What the exercise asks: Repeat all of the material below exactly as written, images excluded.

'''

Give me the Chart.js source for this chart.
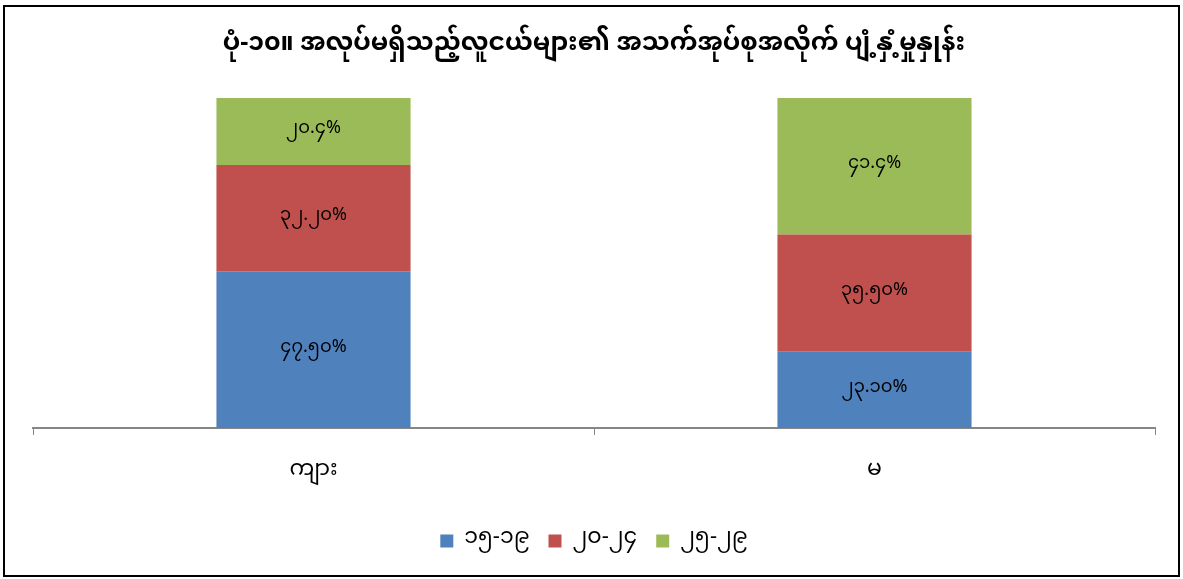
<html lang="my"><head>
    <meta charset="UTF-8">
    <title>ပုံ-၁၀</title>
    <script src="https://cdn.jsdelivr.net/npm/chart.js"></script>
    <style>
      body {
        margin: 0;
        background: white;
        font-family: "Noto Sans Myanmar", "Myanmar Text", Padauk, "Noto Sans", sans-serif;
      }

      .frame {
        position: absolute;
        left: 3px;
        top: 5px;
        width: 1177px;
        height: 572px;
        border: 2px solid #000;
        box-sizing: border-box;
      }

      canvas {
        display: block;
      }
    </style>
  </head>
  <body>
    <div class="frame">
      <canvas id="chart" width="1173" height="568"></canvas>
    </div>

    <script>
      const titleText = 'ပုံ-၁၀။ အလုပ်မရှိသည့်လူငယ်များ၏ အသက်အုပ်စုအလိုက် ပျံ့နှံ့မှုနှုန်း';
      const categories = ['ကျား', 'မ'];
      const ageGroups = ['၁၅-၁၉', '၂၀-၂၄', '၂၅-၂၉'];
      const age15to19 = [47.5, 23.1];
      const age20to24 = [32.2, 35.5];
      const age25to29 = [20.4, 41.4];
      const labels15to19 = ['၄၇.၅၀%', '၂၃.၁၀%'];
      const labels20to24 = ['၃၂.၂၀%', '၃၅.၅၀%'];
      const labels25to29 = ['၂၀.၄%', '၄၁.၄%'];
      const colors = ['#4F81BD', '#C0504D', '#9BBB59'];

      const fontFamily = '"Noto Sans Myanmar", "Myanmar Text", Padauk, "Noto Sans", sans-serif';

      // draws the value text in the middle of each bar segment
      const barText = {
        id: 'barText',
        afterDatasetsDraw(chart) {
          const ctx = chart.ctx;
          ctx.save();
          ctx.font = '18px ' + fontFamily;
          ctx.fillStyle = '#000';
          ctx.textAlign = 'center';
          ctx.textBaseline = 'middle';
          chart.data.datasets.forEach((ds, i) => {
            chart.getDatasetMeta(i).data.forEach((bar, j) => {
              const y = (bar.y + bar.base) / 2;
              ctx.fillText(ds.valueLabels[j], bar.x, y);
            });
          });
          ctx.restore();
        }
      };

      const seriesValues = [age15to19, age20to24, age25to29];
      const seriesLabels = [labels15to19, labels20to24, labels25to29];

      new Chart(document.getElementById('chart'), {
        type: 'bar',
        data: {
          labels: categories,
          datasets: ageGroups.map((name, i) => ({
            label: name,
            data: seriesValues[i],
            valueLabels: seriesLabels[i],
            backgroundColor: colors[i],
            borderWidth: 0,
            barPercentage: 0.346,
            categoryPercentage: 1
          }))
        },
        options: {
          responsive: false,
          animation: false,
          layout: { padding: { left: 28, right: 23, top: 15, bottom: 13 } },
          plugins: {
            title: {
              display: true,
              text: titleText,
              color: '#000',
              font: { family: fontFamily, size: 25, weight: 'bold' },
              padding: { top: 10, bottom: 36 }
            },
            legend: {
              position: 'bottom',
              labels: {
                color: '#000',
                boxWidth: 13,
                boxHeight: 13,
                padding: 19,
                font: { family: fontFamily, size: 22 }
              }
            },
            tooltip: { enabled: false }
          },
          scales: {
            x: {
              stacked: true,
              grid: {
                offset: true,
                drawOnChartArea: false,
                drawTicks: true,
                tickLength: 7,
                color: '#868686'
              },
              border: { color: '#868686', width: 2 },
              ticks: {
                color: '#000',
                padding: 24,
                font: { family: fontFamily, size: 22 }
              },
              afterFit(scale) { scale.height = 83; }
            },
            y: {
              stacked: true,
              display: false,
              min: 0,
              max: 100
            }
          }
        },
        plugins: [barText]
      });
    </script>
  </body></html>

'''

Exercise result:
Give me the Chart.js source for this chart.
<html lang="my"><head>
    <meta charset="UTF-8">
    <title>ပုံ-၁၀</title>
    <script src="https://cdn.jsdelivr.net/npm/chart.js"></script>
    <style>
      body {
        margin: 0;
        background: white;
        font-family: "Noto Sans Myanmar", "Myanmar Text", Padauk, "Noto Sans", sans-serif;
      }

      .frame {
        position: absolute;
        left: 3px;
        top: 5px;
        width: 1177px;
        height: 572px;
        border: 2px solid #000;
        box-sizing: border-box;
      }

      canvas {
        display: block;
      }
    </style>
  </head>
  <body>
    <div class="frame">
      <canvas id="chart" width="1173" height="568"></canvas>
    </div>

    <script>
      const titleText = 'ပုံ-၁၀။ အလုပ်မရှိသည့်လူငယ်များ၏ အသက်အုပ်စုအလိုက် ပျံ့နှံ့မှုနှုန်း';
      const categories = ['ကျား', 'မ'];
      const ageGroups = ['၁၅-၁၉', '၂၀-၂၄', '၂၅-၂၉'];
      const age15to19 = [47.5, 23.1];
      const age20to24 = [32.2, 35.5];
      const age25to29 = [20.4, 41.4];
      const labels15to19 = ['၄၇.၅၀%', '၂၃.၁၀%'];
      const labels20to24 = ['၃၂.၂၀%', '၃၅.၅၀%'];
      const labels25to29 = ['၂၀.၄%', '၄၁.၄%'];
      const colors = ['#4F81BD', '#C0504D', '#9BBB59'];

      const fontFamily = '"Noto Sans Myanmar", "Myanmar Text", Padauk, "Noto Sans", sans-serif';

      // draws the value text in the middle of each bar segment
      const barText = {
        id: 'barText',
        afterDatasetsDraw(chart) {
          const ctx = chart.ctx;
          ctx.save();
          ctx.font = '18px ' + fontFamily;
          ctx.fillStyle = '#000';
          ctx.textAlign = 'center';
          ctx.textBaseline = 'middle';
          chart.data.datasets.forEach((ds, i) => {
            chart.getDatasetMeta(i).data.forEach((bar, j) => {
              const y = (bar.y + bar.base) / 2;
              ctx.fillText(ds.valueLabels[j], bar.x, y);
            });
          });
          ctx.restore();
        }
      };

      const seriesValues = [age15to19, age20to24, age25to29];
      const seriesLabels = [labels15to19, labels20to24, labels25to29];

      new Chart(document.getElementById('chart'), {
        type: 'bar',
        data: {
          labels: categories,
          datasets: ageGroups.map((name, i) => ({
            label: name,
            data: seriesValues[i],
            valueLabels: seriesLabels[i],
            backgroundColor: colors[i],
            borderWidth: 0,
            barPercentage: 0.346,
            categoryPercentage: 1
          }))
        },
        options: {
          responsive: false,
          animation: false,
          layout: { padding: { left: 28, right: 23, top: 15, bottom: 13 } },
          plugins: {
            title: {
              display: true,
              text: titleText,
              color: '#000',
              font: { family: fontFamily, size: 25, weight: 'bold' },
              padding: { top: 10, bottom: 36 }
            },
            legend: {
              position: 'bottom',
              labels: {
                color: '#000',
                boxWidth: 13,
                boxHeight: 13,
                padding: 19,
                font: { family: fontFamily, size: 22 }
              }
            },
            tooltip: { enabled: false }
          },
          scales: {
            x: {
              stacked: true,
              grid: {
                offset: true,
                drawOnChartArea: false,
                drawTicks: true,
                tickLength: 7,
                color: '#868686'
              },
              border: { color: '#868686', width: 2 },
              ticks: {
                color: '#000',
                padding: 24,
                font: { family: fontFamily, size: 22 }
              },
              afterFit(scale) { scale.height = 83; }
            },
            y: {
              stacked: true,
              display: false,
              min: 0,
              max: 100
            }
          }
        },
        plugins: [barText]
      });
    </script>
  </body></html>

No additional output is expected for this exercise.